**YOUR TASK**
Extract the lines of the material below, beginning with the first and ending with the line that holds "1.8, 1.9, 2];". Skip every picture.

**SUPPLIED INFORMATION**

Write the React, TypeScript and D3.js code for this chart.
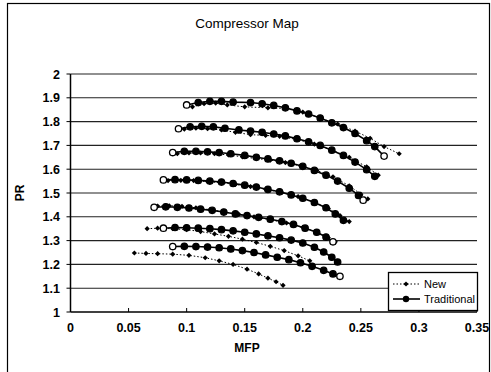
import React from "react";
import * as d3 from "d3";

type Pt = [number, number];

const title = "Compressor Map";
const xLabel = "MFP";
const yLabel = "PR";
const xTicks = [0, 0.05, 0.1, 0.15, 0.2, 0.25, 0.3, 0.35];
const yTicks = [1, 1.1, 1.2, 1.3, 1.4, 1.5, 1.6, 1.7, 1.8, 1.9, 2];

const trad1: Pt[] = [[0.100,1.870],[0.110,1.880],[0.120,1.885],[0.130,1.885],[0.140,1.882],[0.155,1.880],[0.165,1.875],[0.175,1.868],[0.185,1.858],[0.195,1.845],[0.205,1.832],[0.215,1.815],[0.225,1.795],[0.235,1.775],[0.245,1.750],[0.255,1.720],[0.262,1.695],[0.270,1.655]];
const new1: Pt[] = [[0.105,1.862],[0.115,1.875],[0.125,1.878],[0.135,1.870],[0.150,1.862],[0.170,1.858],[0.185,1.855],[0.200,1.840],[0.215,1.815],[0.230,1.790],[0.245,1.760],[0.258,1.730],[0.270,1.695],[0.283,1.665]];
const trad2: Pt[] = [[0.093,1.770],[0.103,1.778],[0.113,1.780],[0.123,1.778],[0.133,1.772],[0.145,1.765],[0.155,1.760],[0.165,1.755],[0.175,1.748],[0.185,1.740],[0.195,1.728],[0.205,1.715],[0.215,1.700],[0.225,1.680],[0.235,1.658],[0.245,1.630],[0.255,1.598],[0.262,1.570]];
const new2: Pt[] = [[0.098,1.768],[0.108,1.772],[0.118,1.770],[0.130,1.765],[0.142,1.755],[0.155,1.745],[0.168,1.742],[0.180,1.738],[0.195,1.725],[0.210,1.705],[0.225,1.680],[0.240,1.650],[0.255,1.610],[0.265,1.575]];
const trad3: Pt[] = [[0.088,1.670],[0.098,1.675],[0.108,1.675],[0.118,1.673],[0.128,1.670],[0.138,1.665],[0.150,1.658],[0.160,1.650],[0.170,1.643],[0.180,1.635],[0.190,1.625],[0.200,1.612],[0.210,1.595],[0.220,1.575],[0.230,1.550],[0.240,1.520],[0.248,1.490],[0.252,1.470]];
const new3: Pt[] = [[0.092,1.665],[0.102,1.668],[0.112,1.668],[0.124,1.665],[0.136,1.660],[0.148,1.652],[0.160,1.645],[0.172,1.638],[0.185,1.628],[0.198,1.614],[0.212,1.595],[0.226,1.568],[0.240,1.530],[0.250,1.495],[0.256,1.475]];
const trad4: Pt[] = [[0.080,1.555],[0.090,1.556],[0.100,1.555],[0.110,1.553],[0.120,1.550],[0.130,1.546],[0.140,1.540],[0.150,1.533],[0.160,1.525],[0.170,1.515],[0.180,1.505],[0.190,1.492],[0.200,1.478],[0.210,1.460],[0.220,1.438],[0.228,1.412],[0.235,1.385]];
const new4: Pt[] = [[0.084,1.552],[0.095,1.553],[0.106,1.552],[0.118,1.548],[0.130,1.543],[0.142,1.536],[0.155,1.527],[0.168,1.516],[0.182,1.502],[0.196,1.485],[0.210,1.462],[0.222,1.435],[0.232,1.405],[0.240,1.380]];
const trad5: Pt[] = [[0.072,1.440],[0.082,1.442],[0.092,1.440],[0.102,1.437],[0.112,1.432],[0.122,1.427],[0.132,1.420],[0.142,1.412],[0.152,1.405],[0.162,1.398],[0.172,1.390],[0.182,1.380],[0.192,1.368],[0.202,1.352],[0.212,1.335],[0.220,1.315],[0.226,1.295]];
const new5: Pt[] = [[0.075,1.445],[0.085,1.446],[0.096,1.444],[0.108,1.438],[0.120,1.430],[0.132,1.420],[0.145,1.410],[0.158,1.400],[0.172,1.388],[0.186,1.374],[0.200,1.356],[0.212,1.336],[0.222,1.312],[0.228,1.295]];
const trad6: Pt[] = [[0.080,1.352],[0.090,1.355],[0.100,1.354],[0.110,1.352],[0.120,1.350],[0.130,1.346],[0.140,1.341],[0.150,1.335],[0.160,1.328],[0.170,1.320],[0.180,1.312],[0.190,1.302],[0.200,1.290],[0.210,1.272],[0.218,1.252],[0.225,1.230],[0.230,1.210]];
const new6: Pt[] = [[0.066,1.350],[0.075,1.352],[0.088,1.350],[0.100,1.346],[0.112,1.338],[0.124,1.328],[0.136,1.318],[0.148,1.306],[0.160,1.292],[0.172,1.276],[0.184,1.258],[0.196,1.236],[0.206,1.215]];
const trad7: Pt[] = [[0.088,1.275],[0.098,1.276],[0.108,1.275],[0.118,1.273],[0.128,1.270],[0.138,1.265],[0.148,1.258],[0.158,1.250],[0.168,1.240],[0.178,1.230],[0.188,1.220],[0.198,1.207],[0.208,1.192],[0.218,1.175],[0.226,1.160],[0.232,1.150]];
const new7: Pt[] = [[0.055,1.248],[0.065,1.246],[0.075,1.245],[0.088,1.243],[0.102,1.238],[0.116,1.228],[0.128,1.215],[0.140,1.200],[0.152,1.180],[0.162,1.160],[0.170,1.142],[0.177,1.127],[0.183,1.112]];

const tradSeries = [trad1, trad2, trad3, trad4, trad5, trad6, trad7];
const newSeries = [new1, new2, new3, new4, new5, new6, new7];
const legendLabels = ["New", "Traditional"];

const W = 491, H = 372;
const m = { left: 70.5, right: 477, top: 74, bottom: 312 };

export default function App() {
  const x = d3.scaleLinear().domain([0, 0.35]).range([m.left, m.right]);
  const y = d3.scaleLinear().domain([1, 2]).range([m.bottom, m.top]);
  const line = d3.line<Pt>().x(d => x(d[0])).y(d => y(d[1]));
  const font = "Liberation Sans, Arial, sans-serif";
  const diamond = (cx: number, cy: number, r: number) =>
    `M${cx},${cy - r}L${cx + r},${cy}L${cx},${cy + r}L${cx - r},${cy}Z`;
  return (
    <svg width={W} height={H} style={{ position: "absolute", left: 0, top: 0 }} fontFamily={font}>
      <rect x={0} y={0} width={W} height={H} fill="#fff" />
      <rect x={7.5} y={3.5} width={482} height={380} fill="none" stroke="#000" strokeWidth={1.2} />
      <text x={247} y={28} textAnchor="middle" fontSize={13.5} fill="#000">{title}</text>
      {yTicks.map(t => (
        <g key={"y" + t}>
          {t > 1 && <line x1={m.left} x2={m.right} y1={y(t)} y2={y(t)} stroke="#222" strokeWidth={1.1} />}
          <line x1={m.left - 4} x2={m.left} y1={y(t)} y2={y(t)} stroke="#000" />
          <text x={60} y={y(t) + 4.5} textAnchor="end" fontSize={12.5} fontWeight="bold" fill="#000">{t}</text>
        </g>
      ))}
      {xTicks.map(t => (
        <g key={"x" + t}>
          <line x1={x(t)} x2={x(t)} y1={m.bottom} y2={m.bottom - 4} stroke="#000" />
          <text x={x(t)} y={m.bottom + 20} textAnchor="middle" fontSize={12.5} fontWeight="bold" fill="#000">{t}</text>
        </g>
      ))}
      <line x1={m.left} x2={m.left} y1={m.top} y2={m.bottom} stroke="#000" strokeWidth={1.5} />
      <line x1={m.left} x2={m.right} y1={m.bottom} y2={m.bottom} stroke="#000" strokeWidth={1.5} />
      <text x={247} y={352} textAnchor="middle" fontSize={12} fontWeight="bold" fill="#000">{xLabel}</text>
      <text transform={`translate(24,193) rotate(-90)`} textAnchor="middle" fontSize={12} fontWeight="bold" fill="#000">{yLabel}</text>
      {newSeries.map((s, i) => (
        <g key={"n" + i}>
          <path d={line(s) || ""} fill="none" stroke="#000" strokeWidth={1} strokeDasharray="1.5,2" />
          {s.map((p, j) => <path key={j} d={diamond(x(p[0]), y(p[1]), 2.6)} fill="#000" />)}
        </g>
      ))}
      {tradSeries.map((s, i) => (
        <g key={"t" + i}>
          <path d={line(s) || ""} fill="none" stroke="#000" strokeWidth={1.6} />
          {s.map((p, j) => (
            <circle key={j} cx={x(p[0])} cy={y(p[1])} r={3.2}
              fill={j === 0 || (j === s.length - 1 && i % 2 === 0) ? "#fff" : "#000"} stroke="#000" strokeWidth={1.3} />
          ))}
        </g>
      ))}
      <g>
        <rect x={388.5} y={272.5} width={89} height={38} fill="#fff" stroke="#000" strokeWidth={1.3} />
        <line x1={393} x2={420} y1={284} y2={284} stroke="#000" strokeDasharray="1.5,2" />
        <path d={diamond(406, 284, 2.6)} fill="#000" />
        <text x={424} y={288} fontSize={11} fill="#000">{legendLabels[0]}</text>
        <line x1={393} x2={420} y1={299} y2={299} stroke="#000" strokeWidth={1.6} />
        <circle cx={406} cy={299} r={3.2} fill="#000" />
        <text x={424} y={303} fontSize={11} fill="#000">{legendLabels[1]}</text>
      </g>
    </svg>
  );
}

**FINAL RESULT**
Write the React, TypeScript and D3.js code for this chart.
import React from "react";
import * as d3 from "d3";

type Pt = [number, number];

const title = "Compressor Map";
const xLabel = "MFP";
const yLabel = "PR";
const xTicks = [0, 0.05, 0.1, 0.15, 0.2, 0.25, 0.3, 0.35];
const yTicks = [1, 1.1, 1.2, 1.3, 1.4, 1.5, 1.6, 1.7, 1.8, 1.9, 2];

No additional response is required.